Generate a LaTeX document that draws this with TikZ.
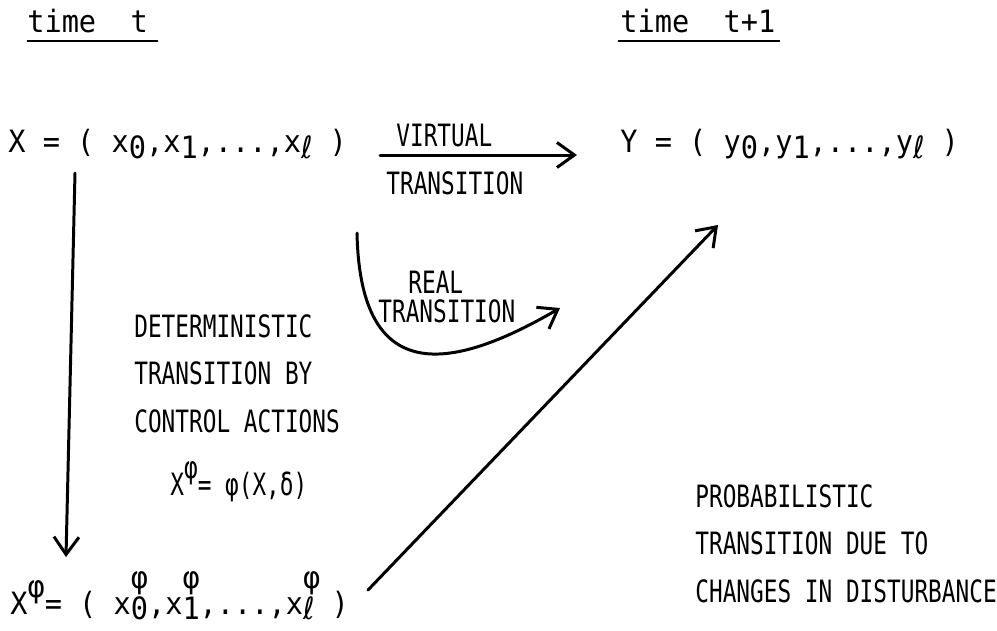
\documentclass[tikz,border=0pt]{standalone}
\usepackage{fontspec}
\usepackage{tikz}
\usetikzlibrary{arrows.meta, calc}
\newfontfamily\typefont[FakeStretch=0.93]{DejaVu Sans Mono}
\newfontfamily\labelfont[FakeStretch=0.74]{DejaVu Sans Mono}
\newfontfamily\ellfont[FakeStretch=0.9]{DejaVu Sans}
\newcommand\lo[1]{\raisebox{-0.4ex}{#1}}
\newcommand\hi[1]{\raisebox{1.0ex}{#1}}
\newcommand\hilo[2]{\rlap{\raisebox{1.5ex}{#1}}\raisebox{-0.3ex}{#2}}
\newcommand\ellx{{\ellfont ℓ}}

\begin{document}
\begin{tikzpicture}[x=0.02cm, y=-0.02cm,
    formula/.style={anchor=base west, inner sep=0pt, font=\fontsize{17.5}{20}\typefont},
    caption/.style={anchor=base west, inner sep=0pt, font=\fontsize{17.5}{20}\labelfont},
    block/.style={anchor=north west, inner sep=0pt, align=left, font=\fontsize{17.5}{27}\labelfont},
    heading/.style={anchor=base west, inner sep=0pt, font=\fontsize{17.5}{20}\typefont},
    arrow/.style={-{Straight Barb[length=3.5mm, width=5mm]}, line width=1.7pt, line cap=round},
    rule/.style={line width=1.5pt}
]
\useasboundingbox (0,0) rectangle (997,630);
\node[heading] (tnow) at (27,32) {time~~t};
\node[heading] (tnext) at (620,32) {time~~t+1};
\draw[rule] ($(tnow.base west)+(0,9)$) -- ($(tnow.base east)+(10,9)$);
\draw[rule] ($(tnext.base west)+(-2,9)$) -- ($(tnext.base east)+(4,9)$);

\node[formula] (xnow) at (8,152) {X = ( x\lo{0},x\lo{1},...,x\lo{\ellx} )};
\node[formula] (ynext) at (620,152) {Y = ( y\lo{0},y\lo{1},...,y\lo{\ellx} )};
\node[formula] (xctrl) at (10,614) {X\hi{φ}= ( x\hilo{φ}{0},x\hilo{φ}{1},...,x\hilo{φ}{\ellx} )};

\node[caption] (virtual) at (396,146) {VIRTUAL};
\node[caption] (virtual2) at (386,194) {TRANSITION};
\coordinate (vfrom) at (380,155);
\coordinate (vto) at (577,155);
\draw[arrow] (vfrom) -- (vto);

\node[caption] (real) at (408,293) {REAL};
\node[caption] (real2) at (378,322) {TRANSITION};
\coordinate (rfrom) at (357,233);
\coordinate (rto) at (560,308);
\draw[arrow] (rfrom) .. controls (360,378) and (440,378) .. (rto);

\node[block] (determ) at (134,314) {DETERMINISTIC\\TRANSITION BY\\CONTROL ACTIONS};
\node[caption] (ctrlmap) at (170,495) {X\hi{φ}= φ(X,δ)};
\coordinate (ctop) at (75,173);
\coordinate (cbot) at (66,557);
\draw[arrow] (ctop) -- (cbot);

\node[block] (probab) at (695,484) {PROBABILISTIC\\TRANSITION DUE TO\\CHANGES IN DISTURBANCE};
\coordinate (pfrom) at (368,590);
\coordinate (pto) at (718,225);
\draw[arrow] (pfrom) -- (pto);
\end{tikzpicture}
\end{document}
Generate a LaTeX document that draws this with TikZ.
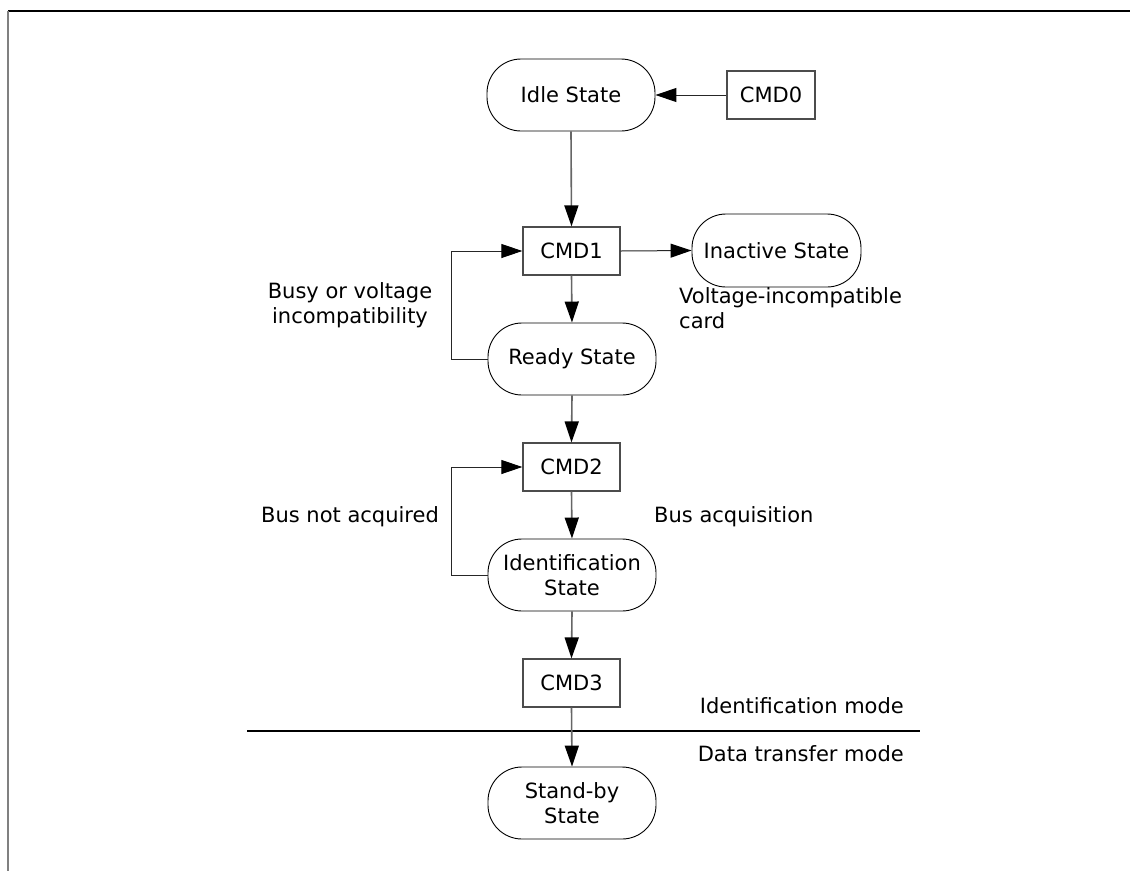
- - - - - - -
* **What this task involves**: Copy the entries exactly. Leave out the images.

* **Right answer**:
Generate a LaTeX document that draws this with TikZ.
\documentclass[tikz,border=0pt]{standalone}
\usepackage{fontspec}
\usepackage{tikz}
\usetikzlibrary{arrows.meta, calc}
\newfontfamily\typefont[FakeStretch=0.93]{DejaVu Sans Mono}
\newfontfamily\labelfont[FakeStretch=0.74]{DejaVu Sans Mono}
\newfontfamily\ellfont[FakeStretch=0.9]{DejaVu Sans}
\newcommand\lo[1]{\raisebox{-0.4ex}{#1}}
\newcommand\hi[1]{\raisebox{1.0ex}{#1}}
\newcommand\hilo[2]{\rlap{\raisebox{1.5ex}{#1}}\raisebox{-0.3ex}{#2}}
\newcommand\ellx{{\ellfont ℓ}}

\begin{document}
\begin{tikzpicture}[x=0.02cm, y=-0.02cm,
    formula/.style={anchor=base west, inner sep=0pt, font=\fontsize{17.5}{20}\typefont},
    caption/.style={anchor=base west, inner sep=0pt, font=\fontsize{17.5}{20}\labelfont},
    block/.style={anchor=north west, inner sep=0pt, align=left, font=\fontsize{17.5}{27}\labelfont},
    heading/.style={anchor=base west, inner sep=0pt, font=\fontsize{17.5}{20}\typefont},
    arrow/.style={-{Straight Barb[length=3.5mm, width=5mm]}, line width=1.7pt, line cap=round},
    rule/.style={line width=1.5pt}
]
\useasboundingbox (0,0) rectangle (997,630);
\node[heading] (tnow) at (27,32) {time~~t};
\node[heading] (tnext) at (620,32) {time~~t+1};
\draw[rule] ($(tnow.base west)+(0,9)$) -- ($(tnow.base east)+(10,9)$);
\draw[rule] ($(tnext.base west)+(-2,9)$) -- ($(tnext.base east)+(4,9)$);

\node[formula] (xnow) at (8,152) {X = ( x\lo{0},x\lo{1},...,x\lo{\ellx} )};
\node[formula] (ynext) at (620,152) {Y = ( y\lo{0},y\lo{1},...,y\lo{\ellx} )};
\node[formula] (xctrl) at (10,614) {X\hi{φ}= ( x\hilo{φ}{0},x\hilo{φ}{1},...,x\hilo{φ}{\ellx} )};

\node[caption] (virtual) at (396,146) {VIRTUAL};
\node[caption] (virtual2) at (386,194) {TRANSITION};
\coordinate (vfrom) at (380,155);
\coordinate (vto) at (577,155);
\draw[arrow] (vfrom) -- (vto);

\node[caption] (real) at (408,293) {REAL};
\node[caption] (real2) at (378,322) {TRANSITION};
\coordinate (rfrom) at (357,233);
\coordinate (rto) at (560,308);
\draw[arrow] (rfrom) .. controls (360,378) and (440,378) .. (rto);

\node[block] (determ) at (134,314) {DETERMINISTIC\\TRANSITION BY\\CONTROL ACTIONS};
\node[caption] (ctrlmap) at (170,495) {X\hi{φ}= φ(X,δ)};
\coordinate (ctop) at (75,173);
\coordinate (cbot) at (66,557);
\draw[arrow] (ctop) -- (cbot);

\node[block] (probab) at (695,484) {PROBABILISTIC\\TRANSITION DUE TO\\CHANGES IN DISTURBANCE};
\coordinate (pfrom) at (368,590);
\coordinate (pto) at (718,225);
\draw[arrow] (pfrom) -- (pto);
\end{tikzpicture}
\end{document}
Generate a LaTeX document that draws this with TikZ.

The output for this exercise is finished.